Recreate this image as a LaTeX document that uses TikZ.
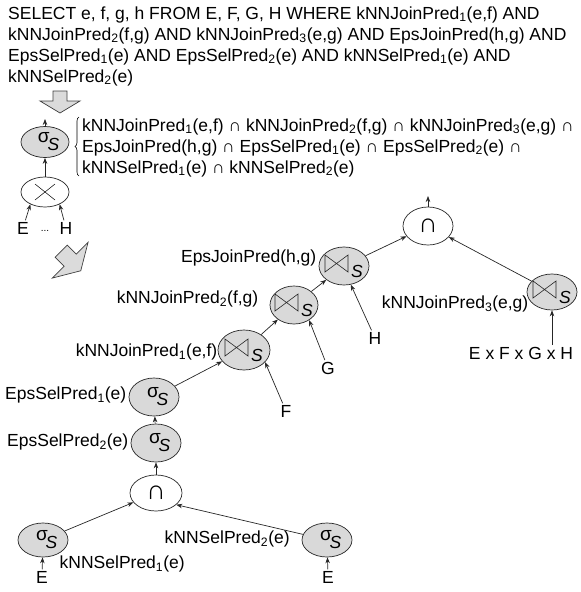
\documentclass[tikz,border=0pt]{standalone}
\usepackage{graphicx}
\usepackage{fontspec}
\setmainfont{Liberation Sans}
\usetikzlibrary{shapes.geometric,arrows.meta,decorations.pathreplacing}
\newcommand{\sbs}[1]{\textsubscript{#1}}
% sigma with subscript S, zero-size box anchored at node centre
\newcommand{\sigS}{\raisebox{0pt}[0pt][0pt]{\makebox[0pt][l]{\hspace{-7pt}{\fontsize{19}{19}\selectfont σ}\hspace{-2pt}\raisebox{-8pt}{\itshape S}}}}
% subscript S of a join symbol (the bowtie itself is drawn by the node style)
\newcommand{\joinS}{\raisebox{0pt}[0pt][0pt]{\makebox[0pt][l]{\hspace{7pt}\raisebox{-11pt}{\itshape S}}}}
\definecolor{nodegray}{gray}{0.85}
\definecolor{arrgray}{gray}{0.86}
\begin{document}
\begin{tikzpicture}[x=1pt,y=-1pt,font=\fontsize{17.5}{21}\selectfont,
  gn/.style={ellipse, draw=black!85, fill=nodegray, line width=0.7pt, inner sep=0pt, minimum width=50pt, minimum height=38pt},
  wn/.style={ellipse, draw=black!85, fill=white, line width=0.7pt, inner sep=0pt, minimum width=50pt, minimum height=38pt},
  capnode/.style={wn, font=\fontsize{27}{27}\selectfont},
  bj/.style={gn, path picture={\draw[line width=0.6pt, black!85] ([shift={(-19,-11)}]path picture bounding box.center) -- ++(0,17) -- ++(23,-17) -- ++(0,17) -- cycle;}},
  lbl/.style={inner sep=1.5pt},
  arr/.style={-{Stealth[length=6pt,width=4.5pt]}, line width=0.7pt, draw=black!85},
  blk/.style={fill=arrgray, draw=black!75, line width=0.7pt}]
\useasboundingbox (0,0) rectangle (581,592);

% header
\node[inner sep=0pt, anchor=north west, align=left] (sql) at (8,6.2) {SELECT e, f, g, h FROM E, F, G, H WHERE kNNJoinPred\sbs{1}(e,f) AND\\
kNNJoinPred\sbs{2}(f,g) AND kNNJoinPred\sbs{3}(e,g) AND EpsJoinPred(h,g) AND\\
EpsSelPred\sbs{1}(e) AND EpsSelPred\sbs{2}(e) AND kNNSelPred\sbs{1}(e) AND\\
kNNSelPred\sbs{2}(e)};

% block arrows
\draw[blk, shift={(60,102)}] (-7,-11) -- (7,-11) -- (7,-1) -- (20,-1) -- (0,11) -- (-20,-1) -- (-7,-1) -- cycle;
\draw[blk, shift={(71,261)}, rotate=45, scale=1.15] (-7.5,-12) -- (7.5,-12) -- (7.5,-1) -- (22,-1) -- (0,12) -- (-22,-1) -- (-7.5,-1) -- cycle;

% top plan
\node[gn, minimum width=48pt, minimum height=31pt] (s0) at (45,142) {\sigS};
\node[wn, minimum width=48pt, minimum height=30pt,
  path picture={\draw[line width=0.6pt, black!85] (path picture bounding box.center) ++(-10,-8) -- ++(20,16) ++(0,-16) -- ++(-20,16);}] (x0) at (45,192) {};
\node[lbl] (e0) at (23,228) {E};
\node[lbl, font=\fontsize{10}{10}\selectfont] (d0) at (45,231) {...};
\node[lbl] (h0) at (66,228) {H};
\coordinate (s0up) at (45,119);
\draw[arr] (s0) -- (s0up);
\draw[arr] (x0) -- (s0);
\draw[arr] (e0) -- (x0.220);
\draw[arr] (h0) -- (x0.320);

\draw[decorate, decoration={brace, amplitude=4pt}, line width=0.6pt] (79,176) -- (79,117);
\node[inner sep=0pt, anchor=north west, align=left] (cond) at (82,118.5) {kNNJoinPred\sbs{1}(e,f) ∩ kNNJoinPred\sbs{2}(f,g) ∩ kNNJoinPred\sbs{3}(e,g) ∩\\
EpsJoinPred(h,g) ∩ EpsSelPred\sbs{1}(e) ∩ EpsSelPred\sbs{2}(e) ∩\\
kNNSelPred\sbs{1}(e) ∩ kNNSelPred\sbs{2}(e)};

% main tree
\node[capnode] (i1) at (428,226) {∩};
\node[bj] (jE) at (344,266) {\joinS};
\node[bj, minimum width=48pt] (j2) at (294,305) {\joinS};
\node[bj, minimum width=52pt, minimum height=40pt] (j1) at (244,350) {\joinS};
\node[bj, minimum height=36pt] (j3) at (552,292) {\joinS};
\node[gn] (s1) at (154,397) {\sigS};
\node[gn] (s2) at (156,443) {\sigS};
\node[capnode, minimum width=52pt, minimum height=36pt] (i2) at (156,493) {∩};
\node[gn, minimum height=34pt] (s3) at (43,540) {\sigS};
\node[gn, minimum height=34pt] (s4) at (327,540) {\sigS};
\node[lbl] (e3) at (42,577) {E};
\node[lbl] (e4) at (328,577) {E};
\node[lbl] (hh) at (375,338) {H};
\node[lbl] (gg) at (328,368) {G};
\node[lbl] (ff) at (286,411) {F};
\node[lbl] (all) at (521,353) {E x F x G x H};
\coordinate (i1up) at (428,196);

\node[lbl, anchor=east] (lEJ) at (318,258) {EpsJoinPred(h,g)};
\node[lbl, anchor=east] (lK2) at (260,299) {kNNJoinPred\sbs{2}(f,g)};
\node[lbl, anchor=east] (lK1) at (219,352) {kNNJoinPred\sbs{1}(e,f)};
\node[lbl, anchor=east] (lES1) at (128,395) {EpsSelPred\sbs{1}(e)};
\node[lbl, anchor=east] (lES2) at (130,442) {EpsSelPred\sbs{2}(e)};
\node[lbl, anchor=east] (lK3) at (530,304) {kNNJoinPred\sbs{3}(e,g)};
\node[lbl, anchor=west] (lKS1) at (58,564) {kNNSelPred\sbs{1}(e)};
\node[lbl, anchor=west] (lKS2) at (163,539) {kNNSelPred\sbs{2}(e)};

\draw[arr] (i1) -- (i1up);
\draw[arr] (jE) -- (i1);
\draw[arr] (j3) -- (i1);
\draw[arr] (all.north -| j3) -- (j3);
\draw[arr] (j2) -- (jE);
\draw[arr] (hh) -- (jE.-70);
\draw[arr] (j1) -- (j2);
\draw[arr] (gg) -- (j2.-45);
\draw[arr] (s1) -- (j1);
\draw[arr] (ff) -- (j1.-30);
\draw[arr] (s2) -- (s1);
\draw[arr] (i2) -- (s2);
\draw[arr] (s3) -- (i2);
\draw[arr] (s4) -- (i2.-30);
\draw[arr] (e3) -- (s3);
\draw[arr] (e4) -- (s4);
\end{tikzpicture}
\end{document}
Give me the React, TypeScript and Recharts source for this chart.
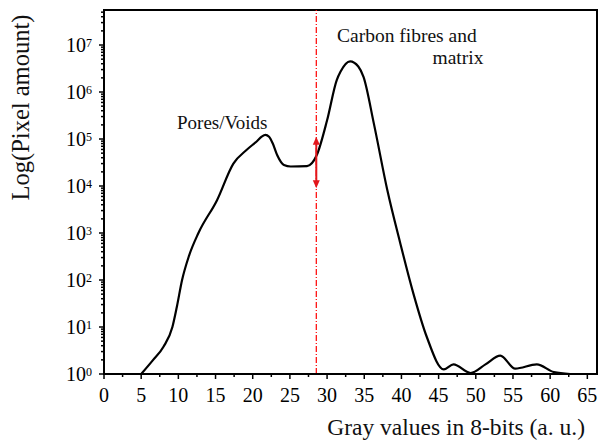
import { Line, LineChart, ReferenceArea, ReferenceLine, XAxis, YAxis } from "recharts";

// histogram (gray value -> pixel count)
const grayValues = [
  5, 6.5, 8, 9.2, 9.8, 10.5, 11.4, 12.7, 15.2, 17.4, 19.2, 20.6, 21.2, 21.7,
  22.2, 22.7, 23.3, 24.2, 25.1, 27.3, 28.6, 30.0, 31.3, 31.8, 33.1, 34.2, 34.9,
  36.3, 38.1, 39.85, 41.6, 43.4, 45.7, 47.0, 49.3, 51.3, 53.3, 55.3, 58.2,
  60.5, 62.7,
];
const pixelCounts = [
  1, 1.9, 3.8, 10, 27, 100, 316, 1000, 5000, 30000, 59000, 91000, 112000,
  123000, 112000, 80000, 45000, 28000, 26000, 26500, 45000, 250000, 1.8e6,
  2.7e6, 4.5e6, 3.5e6, 2.1e6, 2.1e5, 8200, 600, 52, 6.2, 1.25, 1.6, 1.05, 1.6,
  2.45, 1.3, 1.6, 1.1, 1.0,
];

const xMajorTicks = [0, 5, 10, 15, 20, 25, 30, 35, 40, 45, 50, 55, 60, 65];
const yExponents = [0, 1, 2, 3, 4, 5, 6, 7];

const thresholdGray = 28.55;
const arrowRange = [1.12e5, 9.0e3];

const X_MAX = 66.3;
const Y_MAX = 5.56e7;

const data = grayValues.map((g, i) => ({ gray: g, count: pixelCounts[i] }));
const xTicks = xMajorTicks.flatMap((t) => (t < 65 ? [t, t + 2.5] : [t]));
const yTicks = yExponents
  .flatMap((e) => [1, 2, 3, 4, 5, 6, 7, 8, 9].map((m) => m * Math.pow(10, e)))
  .filter((v) => v <= Y_MAX);

const serif = "Liberation Serif, Times New Roman, serif";

const XTick = (props: any) => {
  const { x, y, payload } = props;
  const major = payload.value % 5 === 0;
  return (
    <g>
      <line x1={x} x2={x} y1={y} y2={y + (major ? 5 : 3)} stroke="#000" strokeWidth={1.5} />
      {major && (
        <text x={x} y={y + 28} textAnchor="middle" fontSize={20} style={{ fontFamily: serif }} fill="#000">
          {payload.value}
        </text>
      )}
    </g>
  );
};

const YTick = (props: any) => {
  const { x, y, payload } = props;
  const exp = Math.log10(payload.value);
  const major = Math.abs(exp - Math.round(exp)) < 1e-9;
  return (
    <g>
      <line x1={x} x2={x - (major ? 5 : 3)} y1={y} y2={y} stroke="#000" strokeWidth={1.5} />
      {major && (
        <text x={x - 12} y={y + 7} textAnchor="end" fontSize={20} style={{ fontFamily: serif }} fill="#000">
          10
          <tspan dy={-5} fontSize={12}>
            {Math.round(exp)}
          </tspan>
        </text>
      )}
    </g>
  );
};

const ArrowShape = (props: any) => {
  const { x1, y1, y2 } = props;
  const top = Math.min(y1, y2);
  const bottom = Math.max(y1, y2);
  const red = "#e3161b";
  return (
    <g>
      <line x1={x1} x2={x1} y1={top + 6} y2={bottom - 6} stroke={red} strokeWidth={2} />
      <polygon points={`${x1},${top} ${x1 - 3.5},${top + 8} ${x1 + 3.5},${top + 8}`} fill={red} />
      <polygon
        points={`${x1},${bottom} ${x1 - 3.5},${bottom - 8} ${x1 + 3.5},${bottom - 8}`}
        fill={red}
      />
    </g>
  );
};

export default function App() {
  return (
    <div style={{ position: "absolute", left: 0, top: 0, width: 600, height: 442, background: "#fff" }}>
      <LineChart width={600} height={442} data={data} margin={{ top: 10, right: 3, bottom: 0, left: 0 }}>
        <XAxis
          dataKey="gray"
          type="number"
          domain={[0, X_MAX]}
          allowDataOverflow
          ticks={xTicks}
          interval={0}
          tickSize={0}
          tickMargin={0}
          tickLine={false}
          tick={<XTick />}
          axisLine={{ stroke: "#000", strokeWidth: 2 }}
          height={68}
        />
        <YAxis
          type="number"
          scale="log"
          domain={[1, Y_MAX]}
          allowDataOverflow
          ticks={yTicks}
          interval={0}
          tickSize={0}
          tickMargin={0}
          tickLine={false}
          tick={<YTick />}
          axisLine={{ stroke: "#000", strokeWidth: 2 }}
          width={104}
        />
        <ReferenceArea x1={0} x2={X_MAX} y1={1} y2={Y_MAX} fill="none" stroke="#000" strokeWidth={2} />
        <ReferenceLine x={thresholdGray} stroke="#ff0000" strokeWidth={1.2} strokeDasharray="6 2 1 2" />
        <Line
          type="monotone"
          dataKey="count"
          stroke="#000"
          strokeWidth={2.2}
          dot={false}
          isAnimationActive={false}
        />
        <ReferenceLine
          segment={[
            { x: thresholdGray, y: arrowRange[0] },
            { x: thresholdGray, y: arrowRange[1] },
          ]}
          shape={<ArrowShape />}
        />
      </LineChart>
      <svg
        width={600}
        height={442}
        style={{ position: "absolute", left: 0, top: 0, pointerEvents: "none", fontFamily: serif }}
        fill="#111"
      >
        <text x={177} y={129} fontSize={19}>
          Pores/Voids
        </text>
        <text x={337} y={41.5} fontSize={19.5}>
          Carbon fibres and
        </text>
        <text x={432.5} y={64} fontSize={19.5}>
          matrix
        </text>
        <text x={585} y={435} textAnchor="end" fontSize={23.5}>
          Gray values in 8-bits (a. u.)
        </text>
        <text x={29} y={107.5} textAnchor="middle" fontSize={24.5} transform="rotate(-90 29 107.5)">
          Log(Pixel amount)
        </text>
      </svg>
    </div>
  );
}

# [WHAT YOU NEED TO DO]
Omit all pictures and repeat exactly the lines from the one containing "Give me the" through the one containing "const Y_MAX = 5.56e7;", ends included, with nothing added.

# [ANSWER FOR THE TASK]
Give me the React, TypeScript and Recharts source for this chart.
import { Line, LineChart, ReferenceArea, ReferenceLine, XAxis, YAxis } from "recharts";

// histogram (gray value -> pixel count)
const grayValues = [
  5, 6.5, 8, 9.2, 9.8, 10.5, 11.4, 12.7, 15.2, 17.4, 19.2, 20.6, 21.2, 21.7,
  22.2, 22.7, 23.3, 24.2, 25.1, 27.3, 28.6, 30.0, 31.3, 31.8, 33.1, 34.2, 34.9,
  36.3, 38.1, 39.85, 41.6, 43.4, 45.7, 47.0, 49.3, 51.3, 53.3, 55.3, 58.2,
  60.5, 62.7,
];
const pixelCounts = [
  1, 1.9, 3.8, 10, 27, 100, 316, 1000, 5000, 30000, 59000, 91000, 112000,
  123000, 112000, 80000, 45000, 28000, 26000, 26500, 45000, 250000, 1.8e6,
  2.7e6, 4.5e6, 3.5e6, 2.1e6, 2.1e5, 8200, 600, 52, 6.2, 1.25, 1.6, 1.05, 1.6,
  2.45, 1.3, 1.6, 1.1, 1.0,
];

const xMajorTicks = [0, 5, 10, 15, 20, 25, 30, 35, 40, 45, 50, 55, 60, 65];
const yExponents = [0, 1, 2, 3, 4, 5, 6, 7];

const thresholdGray = 28.55;
const arrowRange = [1.12e5, 9.0e3];

const X_MAX = 66.3;
const Y_MAX = 5.56e7;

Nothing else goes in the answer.